# [REQUEST]
Write out the material exactly, leaving every picture behind.

# [AVAILABLE DATA]
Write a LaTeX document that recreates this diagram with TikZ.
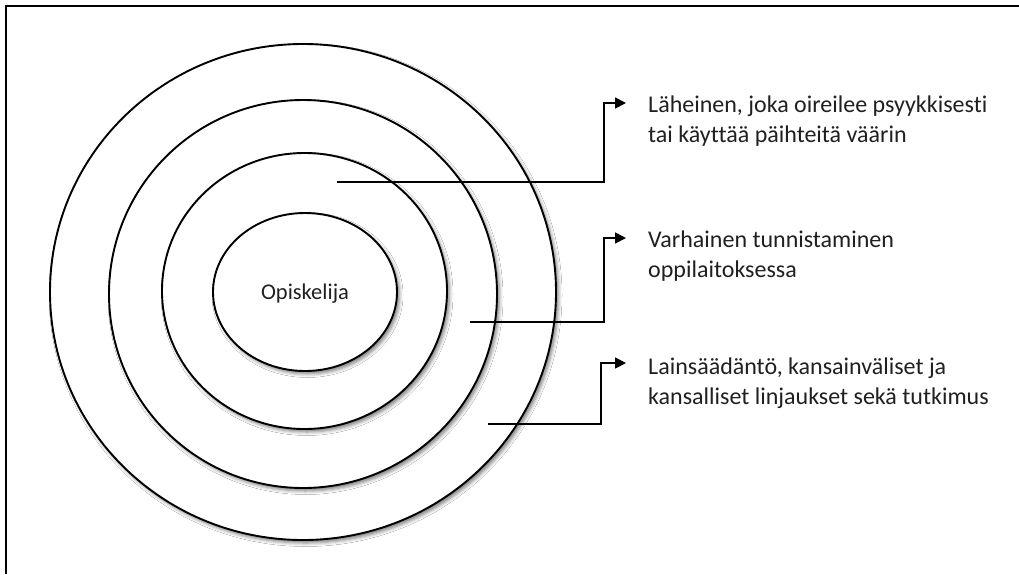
\documentclass[tikz,border=0pt]{standalone}
\usepackage{fontspec}
\setmainfont{Carlito}[Ligatures=NoCommon]
\usetikzlibrary{arrows.meta,shapes.geometric,shadows.blur}
\definecolor{txt}{HTML}{202020}
\tikzset{
  ring/.style={ellipse, draw=black, line width=1.9pt, fill=white, inner sep=0pt,
    blur shadow={shadow xshift=2.5pt, shadow yshift=-3pt, shadow blur radius=3.5pt, shadow opacity=50}},
  conn/.style={draw=black, line width=1.7pt, -{Triangle[length=11pt,width=11pt]}},
  label/.style={anchor=base west, align=left, inner sep=0pt, text=txt,
    font=\fontsize{24}{30}\selectfont},
}
\begin{document}
\begin{tikzpicture}[x=1pt,y=-1pt]
\useasboundingbox (0,0) rectangle (1019,574);
\fill[white] (0,0) rectangle (1019,574);
\draw[line width=2pt] (6,574) -- (6,6) -- (1019,6);
\node[ring, minimum width=506pt, minimum height=496pt] (r4) at (303,292) {};
\node[ring, minimum width=388pt, minimum height=388pt] (r3) at (303,294) {};
\node[ring, minimum width=285pt, minimum height=276pt] (r2) at (304.5,291) {};
\node[ring, minimum width=184pt, minimum height=158pt] (r1) at (305,292) {};
\node[anchor=base, inner sep=0pt, text=txt, font=\fontsize{22.5}{30}\selectfont] (stud) at (305,299) {Opiskelija};
\coordinate (s1) at (337,182);
\coordinate (b1) at (604,103);
\coordinate (e1) at (626,103);
\coordinate (s2) at (470,322);
\coordinate (b2) at (604,238);
\coordinate (e2) at (626,238);
\coordinate (s3) at (488,424);
\coordinate (b3) at (601,363);
\coordinate (e3) at (626,363);
\draw[conn] (s1) -| (b1) -- (e1);
\draw[conn] (s2) -| (b2) -- (e2);
\draw[conn] (s3) -| (b3) -- (e3);
\node[label] (t1) at (648,142) {Läheinen, joka oireilee psyykkisesti\\tai käyttää päihteitä väärin};
\node[label] (t2) at (648,277) {Varhainen tunnistaminen\\oppilaitoksessa};
\node[label] (t3) at (648,404) {Lainsäädäntö, kansainväliset ja\\kansalliset linjaukset sekä tutkimus};
\end{tikzpicture}
\end{document}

# [FULL ANSWER]
Write a LaTeX document that recreates this diagram with TikZ.
\documentclass[tikz,border=0pt]{standalone}
\usepackage{fontspec}
\setmainfont{Carlito}[Ligatures=NoCommon]
\usetikzlibrary{arrows.meta,shapes.geometric,shadows.blur}
\definecolor{txt}{HTML}{202020}
\tikzset{
  ring/.style={ellipse, draw=black, line width=1.9pt, fill=white, inner sep=0pt,
    blur shadow={shadow xshift=2.5pt, shadow yshift=-3pt, shadow blur radius=3.5pt, shadow opacity=50}},
  conn/.style={draw=black, line width=1.7pt, -{Triangle[length=11pt,width=11pt]}},
  label/.style={anchor=base west, align=left, inner sep=0pt, text=txt,
    font=\fontsize{24}{30}\selectfont},
}
\begin{document}
\begin{tikzpicture}[x=1pt,y=-1pt]
\useasboundingbox (0,0) rectangle (1019,574);
\fill[white] (0,0) rectangle (1019,574);
\draw[line width=2pt] (6,574) -- (6,6) -- (1019,6);
\node[ring, minimum width=506pt, minimum height=496pt] (r4) at (303,292) {};
\node[ring, minimum width=388pt, minimum height=388pt] (r3) at (303,294) {};
\node[ring, minimum width=285pt, minimum height=276pt] (r2) at (304.5,291) {};
\node[ring, minimum width=184pt, minimum height=158pt] (r1) at (305,292) {};
\node[anchor=base, inner sep=0pt, text=txt, font=\fontsize{22.5}{30}\selectfont] (stud) at (305,299) {Opiskelija};
\coordinate (s1) at (337,182);
\coordinate (b1) at (604,103);
\coordinate (e1) at (626,103);
\coordinate (s2) at (470,322);
\coordinate (b2) at (604,238);
\coordinate (e2) at (626,238);
\coordinate (s3) at (488,424);
\coordinate (b3) at (601,363);
\coordinate (e3) at (626,363);
\draw[conn] (s1) -| (b1) -- (e1);
\draw[conn] (s2) -| (b2) -- (e2);
\draw[conn] (s3) -| (b3) -- (e3);
\node[label] (t1) at (648,142) {Läheinen, joka oireilee psyykkisesti\\tai käyttää päihteitä väärin};
\node[label] (t2) at (648,277) {Varhainen tunnistaminen\\oppilaitoksessa};
\node[label] (t3) at (648,404) {Lainsäädäntö, kansainväliset ja\\kansalliset linjaukset sekä tutkimus};
\end{tikzpicture}
\end{document}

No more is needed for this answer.